6.3  Vice Chair. In the absence or disability of the Chair, a Vice Chair shall perform the duties of the Chair, and when so acting shall have all the powers of, and be subject to all the restrictions upon, the Chair. The Vice Chairs shall have such other powers and perform such other duties as from time to time may be prescribed for them respectively by the Plenary Assembly or these Bylaws.

6.4  Treasurer. The Treasurer shall keep and maintain or cause to be kept and maintained, adequate and correct books and records of account in written form or any other form capable of being converted into written form. The Treasurer shall deposit all monies and other valuables in the name and to the credit of the Corporation with such depositaries as may be designated by the Plenary Assembly. He or she shall disburse all funds of the Corporation as may be ordered by the Plenary Assembly, shall render to the Chair, whenever requested, an account of all of his or her transactions as Treasurer and of the financial condition of the Corporation, and shall have such other powers and perform such other duties as may be prescribed by the Plenary Assembly or by these Bylaws.
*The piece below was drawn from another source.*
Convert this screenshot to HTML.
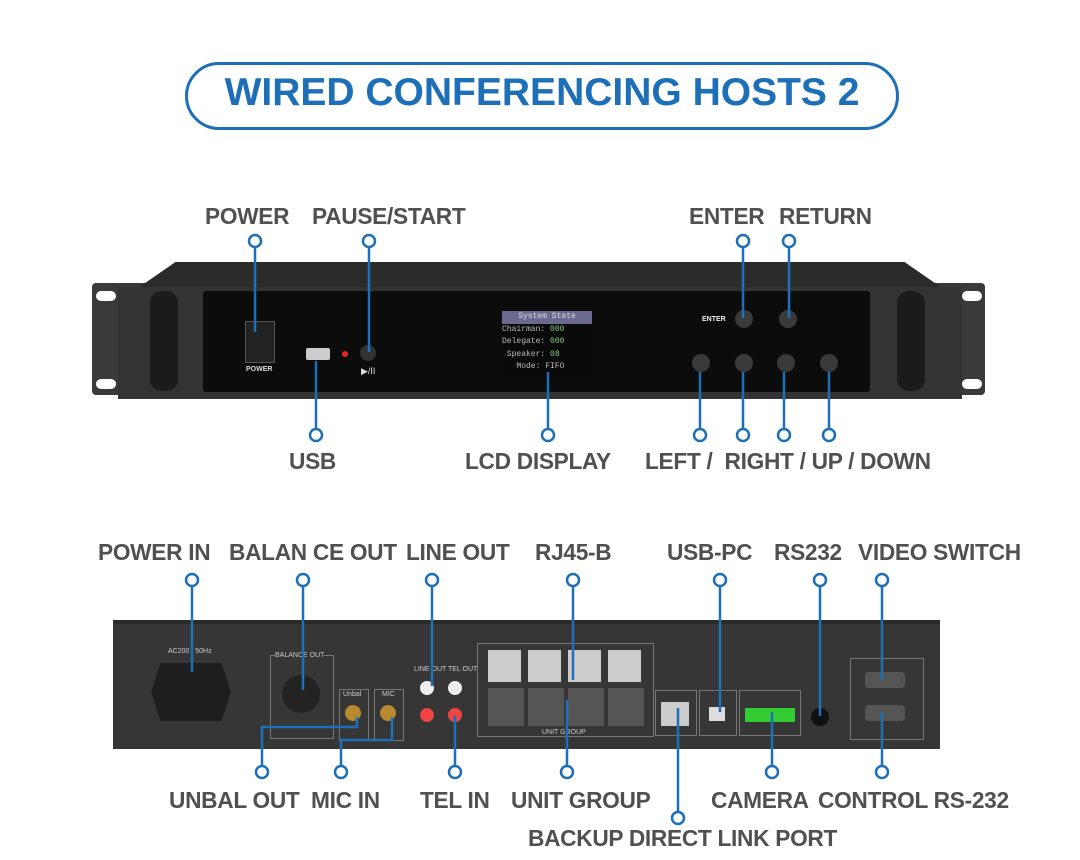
<!DOCTYPE html>
<html><head><meta charset="utf-8"><style>
body{margin:0;width:1080px;height:860px;background:#fff;position:relative;overflow:hidden;font-family:"Liberation Sans",sans-serif}
.a{position:absolute}
.lbl{position:absolute;font-size:22.7px;color:#505050;font-weight:bold;white-space:nowrap;letter-spacing:-0.3px}
.t{position:absolute;font-size:7px;color:#ccc;white-space:nowrap}
</style></head><body>
<div class="a" style="left:185px;top:62px;width:708px;height:62px;border:3px solid #1d6fb8;border-radius:34px"></div>
<div class="a" style="left:185px;top:71px;width:714px;text-align:center;font-size:39px;font-weight:900;color:#1d6fb8;letter-spacing:0px">WIRED CONFERENCING HOSTS 2</div>

<!-- front unit -->
<div class="a" style="left:92px;top:283px;width:893px;height:112px;background:#3a3a3a;border-radius:4px"></div>
<div class="a" style="left:135px;top:262px;width:810px;height:28px;background:#2b2b2b;clip-path:polygon(5% 0,95% 0,100% 100%,0 100%)"></div>
<div class="a" style="left:118px;top:287px;width:844px;height:112px;background:#333"></div>
<div class="a" style="left:203px;top:291px;width:667px;height:101px;background:#0c0c0c;border-radius:3px"></div>
<div class="a" style="left:150px;top:291px;width:28px;height:100px;background:#1b1b1b;border-radius:12px"></div>
<div class="a" style="left:897px;top:291px;width:28px;height:100px;background:#1b1b1b;border-radius:12px"></div>
<div class="a" style="left:96px;top:291px;width:20px;height:10px;background:#fff;border-radius:5px"></div>
<div class="a" style="left:96px;top:379px;width:20px;height:10px;background:#fff;border-radius:5px"></div>
<div class="a" style="left:962px;top:291px;width:20px;height:10px;background:#fff;border-radius:5px"></div>
<div class="a" style="left:962px;top:379px;width:20px;height:10px;background:#fff;border-radius:5px"></div>
<div class="a" style="left:245px;top:321px;width:28px;height:40px;background:#222;border:1px solid #555"></div>
<div class="t" style="left:246px;top:366px;color:#ddd;font-weight:bold">POWER</div>
<div class="a" style="left:306px;top:348px;width:24px;height:12px;background:#ccc;border-radius:2px"></div>
<div class="a" style="left:342px;top:351px;width:6px;height:6px;background:#e22;border-radius:3px"></div>
<div class="a" style="left:360px;top:345px;width:16px;height:16px;background:#333;border-radius:50%"></div>
<div class="t" style="left:361px;top:366px;color:#ddd;font-size:9px">▶/II</div>
<div class="a" style="left:502px;top:311px;width:90px;height:67px;background:#0a0a0a;font-family:'Liberation Mono',monospace;font-size:8px;color:#bbb;line-height:12.5px">
<div style="background:#6a6a90;text-align:center;color:#ddd">System State</div>
<div>Chairman: <span style="color:#8c8">000</span></div><div>Delegate: <span style="color:#8c8">000</span></div><div>&nbsp;Speaker: <span style="color:#8c8">08</span></div><div>&nbsp;&nbsp;&nbsp;Mode: FIFO</div></div>
<div class="t" style="left:702px;top:316px;color:#eee;font-weight:bold">ENTER</div>
<div class="a" style="left:735px;top:310px;width:18px;height:18px;background:#3a3a3a;border-radius:50%"></div>
<div class="a" style="left:779px;top:310px;width:18px;height:18px;background:#3a3a3a;border-radius:50%"></div>
<div class="a" style="left:692px;top:354px;width:18px;height:18px;background:#3a3a3a;border-radius:50%"></div>
<div class="a" style="left:735px;top:354px;width:18px;height:18px;background:#3a3a3a;border-radius:50%"></div>
<div class="a" style="left:777px;top:354px;width:18px;height:18px;background:#3a3a3a;border-radius:50%"></div>
<div class="a" style="left:820px;top:354px;width:18px;height:18px;background:#3a3a3a;border-radius:50%"></div>

<!-- rear unit -->
<div class="a" style="left:113px;top:620px;width:827px;height:125px;background:#363636;border-top:4px solid #2a2a2a"></div>
<div class="a" style="left:151px;top:663px;width:80px;height:58px;background:#1e1e1e;clip-path:polygon(12% 0,88% 0,100% 50%,88% 100%,12% 100%,0 50%)"></div>
<div class="t" style="left:168px;top:648px">AC200 / 50Hz</div>
<div class="a" style="left:270px;top:655px;width:62px;height:82px;border:1px solid #777"></div>
<div class="t" style="left:275px;top:652px;background:#363636">BALANCE OUT</div>
<div class="a" style="left:282px;top:675px;width:38px;height:38px;background:#222;border-radius:50%"></div>
<div class="a" style="left:339px;top:689px;width:28px;height:50px;border:1px solid #777"></div>
<div class="a" style="left:374px;top:689px;width:28px;height:50px;border:1px solid #777"></div>
<div class="a" style="left:345px;top:705px;width:16px;height:16px;background:#b8892e;border-radius:50%"></div>
<div class="a" style="left:380px;top:705px;width:16px;height:16px;background:#b8892e;border-radius:50%"></div>
<div class="t" style="left:343px;top:691px">Unbal</div><div class="t" style="left:382px;top:691px">MIC</div>
<div class="a" style="left:420px;top:681px;width:14px;height:14px;background:#eee;border-radius:50%"></div>
<div class="a" style="left:448px;top:681px;width:14px;height:14px;background:#eee;border-radius:50%"></div>
<div class="a" style="left:420px;top:708px;width:14px;height:14px;background:#e44;border-radius:50%"></div>
<div class="a" style="left:448px;top:708px;width:14px;height:14px;background:#e44;border-radius:50%"></div>
<div class="t" style="left:414px;top:666px">LINE OUT TEL OUT</div>
<div class="a" style="left:477px;top:643px;width:175px;height:92px;border:1px solid #777"></div>
<div class="a" style="left:488px;top:650px;width:33px;height:32px;background:#ccc"></div>
<div class="a" style="left:528px;top:650px;width:33px;height:32px;background:#ccc"></div>
<div class="a" style="left:568px;top:650px;width:33px;height:32px;background:#ccc"></div>
<div class="a" style="left:608px;top:650px;width:33px;height:32px;background:#ccc"></div>
<div class="a" style="left:488px;top:688px;width:36px;height:38px;background:#555"></div>
<div class="a" style="left:528px;top:688px;width:36px;height:38px;background:#555"></div>
<div class="a" style="left:568px;top:688px;width:36px;height:38px;background:#555"></div>
<div class="a" style="left:608px;top:688px;width:36px;height:38px;background:#555"></div>
<div class="t" style="left:542px;top:729px">UNIT GROUP</div>
<div class="a" style="left:655px;top:690px;width:40px;height:44px;border:1px solid #777"></div>
<div class="a" style="left:661px;top:702px;width:28px;height:24px;background:#ccc"></div>
<div class="a" style="left:699px;top:690px;width:36px;height:44px;border:1px solid #777"></div>
<div class="a" style="left:709px;top:707px;width:16px;height:14px;background:#ddd"></div>
<div class="a" style="left:739px;top:690px;width:60px;height:44px;border:1px solid #777"></div>
<div class="a" style="left:745px;top:708px;width:50px;height:14px;background:#3c3"></div>
<div class="a" style="left:811px;top:708px;width:18px;height:18px;background:#111;border-radius:50%"></div>
<div class="a" style="left:850px;top:658px;width:72px;height:80px;border:1px solid #777"></div>
<div class="a" style="left:865px;top:672px;width:40px;height:16px;background:#555;border-radius:4px"></div>
<div class="a" style="left:865px;top:705px;width:40px;height:16px;background:#555;border-radius:4px"></div>

<svg class="a" style="left:0;top:0" width="1080" height="860">
<g stroke="#1d6fb8" stroke-width="2.5" fill="#fff">
<path d="M255 247V332M369 247V352M743 247V318M789 247V318M316 361V429M548 372V429M700 372V429M743 372V429M784 372V429M829 372V429" fill="none"/>
<path d="M192 586V672M303 586V690M432 586V686M573 586V680M720 586V712M820 586V716M882 586V680M262 766V727H357V717M341 766V740H392V717M455 716V766M567 700V766M772 712V766M882 712V766M678 708V812" fill="none"/>
<circle cx="255" cy="241" r="6"/><circle cx="369" cy="241" r="6"/><circle cx="743" cy="241" r="6"/><circle cx="789" cy="241" r="6"/>
<circle cx="316" cy="435" r="6"/><circle cx="548" cy="435" r="6"/><circle cx="700" cy="435" r="6"/><circle cx="743" cy="435" r="6"/><circle cx="784" cy="435" r="6"/><circle cx="829" cy="435" r="6"/>
<circle cx="192" cy="580" r="6"/><circle cx="303" cy="580" r="6"/><circle cx="432" cy="580" r="6"/><circle cx="573" cy="580" r="6"/><circle cx="720" cy="580" r="6"/><circle cx="820" cy="580" r="6"/><circle cx="882" cy="580" r="6"/>
<circle cx="262" cy="772" r="6"/><circle cx="341" cy="772" r="6"/><circle cx="455" cy="772" r="6"/><circle cx="567" cy="772" r="6"/><circle cx="772" cy="772" r="6"/><circle cx="882" cy="772" r="6"/><circle cx="678" cy="818" r="6"/>
</g></svg>

<div class="lbl" style="left:205px;top:203px">POWER</div>
<div class="lbl" style="left:312px;top:203px">PAUSE/START</div>
<div class="lbl" style="left:689px;top:203px">ENTER</div>
<div class="lbl" style="left:779px;top:203px">RETURN</div>
<div class="lbl" style="left:289px;top:448px">USB</div>
<div class="lbl" style="left:465px;top:448px">LCD DISPLAY</div>
<div class="lbl" style="left:645px;top:448px">LEFT / &nbsp;RIGHT / UP / DOWN</div>
<div class="lbl" style="left:98px;top:539px">POWER IN</div>
<div class="lbl" style="left:229px;top:539px">BALAN CE OUT</div>
<div class="lbl" style="left:406px;top:539px">LINE OUT</div>
<div class="lbl" style="left:535px;top:539px">RJ45-B</div>
<div class="lbl" style="left:667px;top:539px">USB-PC</div>
<div class="lbl" style="left:774px;top:539px">RS232</div>
<div class="lbl" style="left:858px;top:539px">VIDEO SWITCH</div>
<div class="lbl" style="left:169px;top:787px">UNBAL OUT</div>
<div class="lbl" style="left:311px;top:787px">MIC IN</div>
<div class="lbl" style="left:420px;top:787px">TEL IN</div>
<div class="lbl" style="left:511px;top:787px">UNIT GROUP</div>
<div class="lbl" style="left:711px;top:787px">CAMERA</div>
<div class="lbl" style="left:818px;top:787px">CONTROL RS-232</div>
<div class="lbl" style="left:528px;top:825px">BACKUP DIRECT LINK PORT</div>
</body></html>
6.5  Secretary. The Secretary shall keep, or cause to be kept, a book of records in written form of the proceedings of the Plenary Assembly. Such records shall include all waivers of notice, consents to the holding of meetings, or approvals of the resolutions of meetings executed pursuant to these Bylaws or the DGCL. The Secretary shall give or cause to be given, notice of all meetings of the Plenary Assembly required by these Bylaws or by law to be given, and shall have such other powers and perform such other duties as may be prescribed by the Plenary Assembly or these Bylaws.